■ **PROVIDED DATA**
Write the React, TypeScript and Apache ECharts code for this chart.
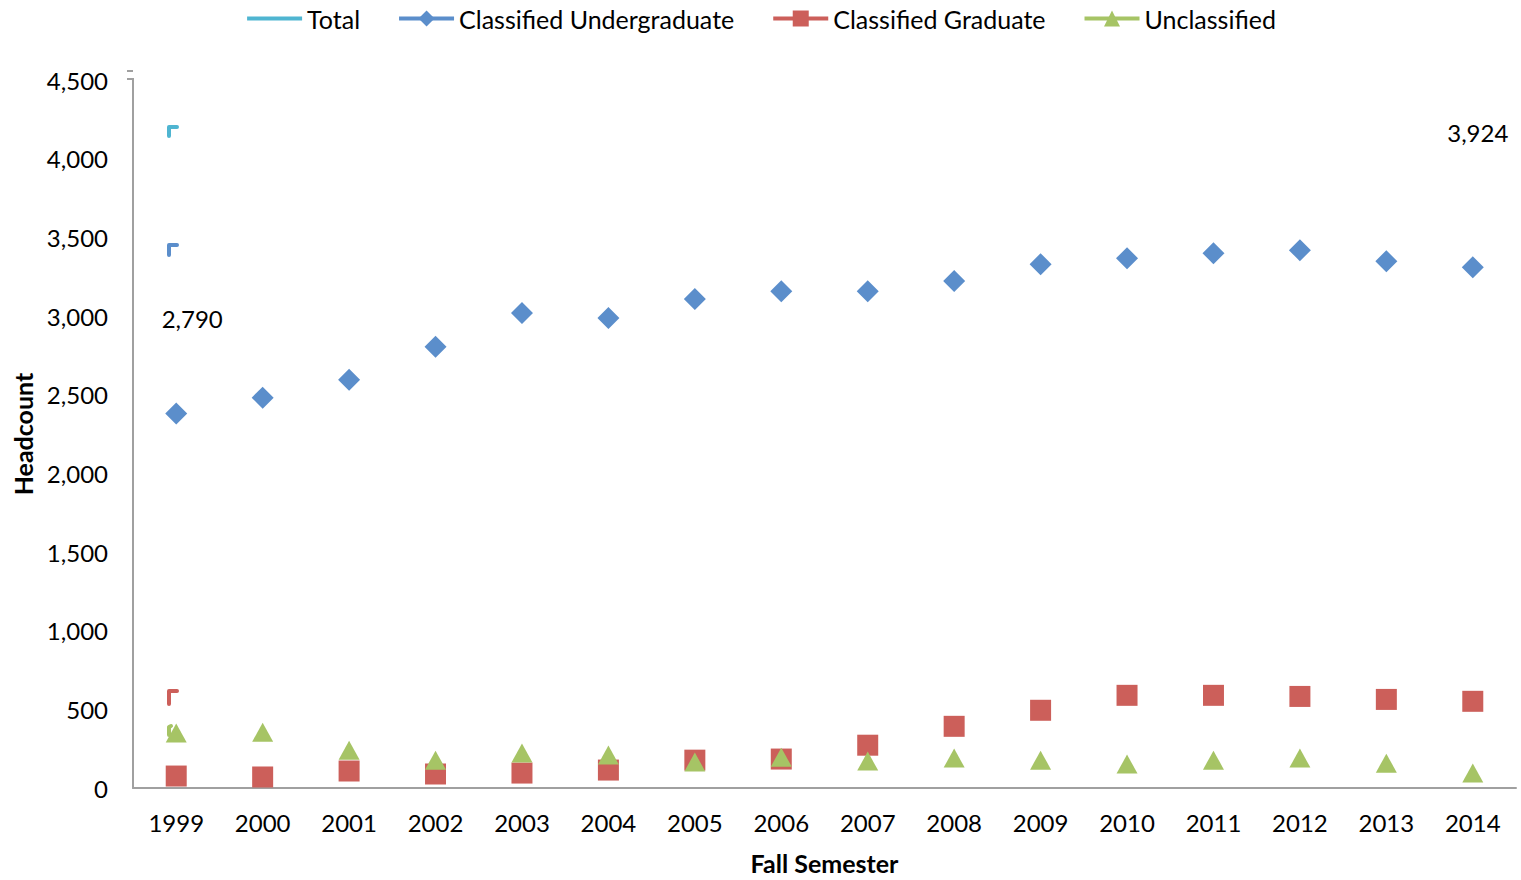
import React, { useEffect, useRef } from "react";
import * as echarts from "echarts";

const years = ["1999","2000","2001","2002","2003","2004","2005","2006","2007","2008","2009","2010","2011","2012","2013","2014"];
const totalValues = [2790, 2905, 2943, 3070, 3336, 3310, 3450, 3538, 3601, 3804, 4000, 4108, 4165, 4190, 4069, 3924];
const undergradValues = [2380, 2481, 2595, 2804, 3019, 2987, 3108, 3158, 3158, 3222, 3329, 3367, 3399, 3418, 3348, 3310];
const graduateValues = [76, 70, 108, 89, 95, 114, 177, 184, 272, 392, 494, 589, 589, 582, 563, 551];
const unclassifiedValues = [350, 354, 240, 177, 222, 209, 165, 196, 171, 190, 177, 152, 177, 190, 158, 95];

const FONT = "Lato, 'Noto Sans', sans-serif";
const FS = 24;
const C_TOTAL = "#4FB5D1";
const C_UG = "#5B8ECB";
const C_GR = "#CC5F5A";
const C_UN = "#A6C465";
const AXIS = "#A0A0A0";

export default function App() {
  const ref = useRef<HTMLDivElement>(null);
  useEffect(() => {
    if (!ref.current) return;
    const chart = echarts.init(ref.current, null, { renderer: "svg" });
    const last = years.length - 1;
    const totalData = totalValues.map((v, i) => {
      if (i === 0) return { value: v, label: { show: true, position: "top", distance: 18, offset: [16, 0] } };
      if (i === last) return { value: v, label: { show: true, position: "top", distance: 25, offset: [5, 0] } };
      return v;
    });
    const hook = (pts: number[][], color: string) => ({
      type: "polyline",
      shape: { points: pts },
      style: { stroke: color, lineWidth: 4, lineCap: "round", lineJoin: "round", fill: null },
      silent: true,
    });
    chart.setOption({
      animation: false,
      backgroundColor: "#ffffff",
      textStyle: { fontFamily: FONT },
      legend: {
        top: 1,
        left: "center",
        itemWidth: 55,
        itemHeight: 20,
        itemGap: 37,
        textStyle: { fontFamily: FONT, fontSize: 25, color: "#000" },
        data: [
          { name: "Total", lineStyle: { opacity: 1, width: 4, color: C_TOTAL }, itemStyle: { opacity: 0 } },
          { name: "Classified Undergraduate", lineStyle: { opacity: 1, width: 4, color: C_UG } },
          { name: "Classified Graduate", lineStyle: { opacity: 1, width: 4, color: C_GR } },
          { name: "Unclassified", lineStyle: { opacity: 1, width: 4, color: C_UN } },
        ],
      },
      grid: { left: 133, right: 5, top: 80, bottom: 84, containLabel: false },
      xAxis: {
        type: "category",
        data: years,
        boundaryGap: true,
        axisLine: { show: true, lineStyle: { color: AXIS, width: 2 } },
        axisTick: { show: false },
        axisLabel: { fontFamily: FONT, fontSize: FS, color: "#000", margin: 22 },
        splitLine: { show: false },
        name: "Fall Semester",
        nameLocation: "middle",
        nameGap: 62,
        nameTextStyle: { fontFamily: FONT, fontSize: 25, fontWeight: "bold", color: "#000" },
      },
      yAxis: {
        type: "value",
        min: 0,
        max: 4500,
        interval: 500,
        axisLine: { show: true, lineStyle: { color: AXIS, width: 2 } },
        axisTick: { show: false },
        splitLine: { show: false },
        axisLabel: {
          fontFamily: FONT,
          fontSize: FS,
          color: "#000",
          margin: 25,
          formatter: (v: number) => v.toLocaleString("en-US"),
        },
        name: "Headcount",
        nameLocation: "middle",
        nameRotate: 90,
        nameGap: 96,
        nameTextStyle: { fontFamily: FONT, fontSize: 25, fontWeight: "bold", color: "#000" },
      },
      series: [
        {
          name: "Total",
          type: "line",
          data: totalData,
          symbol: "circle",
          symbolSize: 2,
          showAllSymbol: true,
          color: C_TOTAL,
          itemStyle: { color: "rgba(0,0,0,0)", borderWidth: 0 },
          lineStyle: { opacity: 0, width: 0 },
          label: { show: false, fontFamily: FONT, fontSize: FS, color: "#000", formatter: (p: any) => Number(p.value).toLocaleString("en-US") },
        },
        {
          name: "Classified Undergraduate",
          type: "line",
          data: undergradValues,
          symbol: "diamond",
          symbolSize: 22,
          showAllSymbol: true,
          color: C_UG,
          itemStyle: { color: C_UG },
          lineStyle: { opacity: 0, width: 0 },
        },
        {
          name: "Classified Graduate",
          type: "line",
          data: graduateValues,
          symbol: "rect",
          symbolSize: 21,
          showAllSymbol: true,
          color: C_GR,
          itemStyle: { color: C_GR },
          lineStyle: { opacity: 0, width: 0 },
        },
        {
          name: "Unclassified",
          type: "line",
          data: unclassifiedValues,
          symbol: "triangle",
          symbolSize: [21, 19],
          showAllSymbol: true,
          color: C_UN,
          itemStyle: { color: C_UN },
          lineStyle: { opacity: 0, width: 0 },
        },
      ],
      graphic: [
        { type: "line", shape: { x1: 127, y1: 71, x2: 133, y2: 71 }, style: { stroke: AXIS, lineWidth: 2 }, silent: true },
        { type: "polyline", shape: { points: [[127, 79], [133, 79], [133, 82]] }, style: { stroke: AXIS, lineWidth: 2, fill: null }, silent: true },
        hook([[169, 136], [169, 127], [177, 127]], C_TOTAL),
        hook([[169, 255], [169, 245], [177, 245]], C_UG),
        hook([[169, 704], [169, 691], [177, 691]], C_GR),
        hook([[169, 735], [169, 727], [171, 726]], C_UN),
      ],
    });
    return () => chart.dispose();
  }, []);
  return <div ref={ref} style={{ position: "fixed", left: 0, top: 0, width: 1521, height: 880, background: "#fff" }} />;
}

■ **TASK INSTRUCTIONS**
Emit the lines of the material exactly, from its first line to the line containing "import * as", inclusive; leave every picture out.

■ **PROBLEM SOLUTION**
Write the React, TypeScript and Apache ECharts code for this chart.
import React, { useEffect, useRef } from "react";
import * as echarts from "echarts";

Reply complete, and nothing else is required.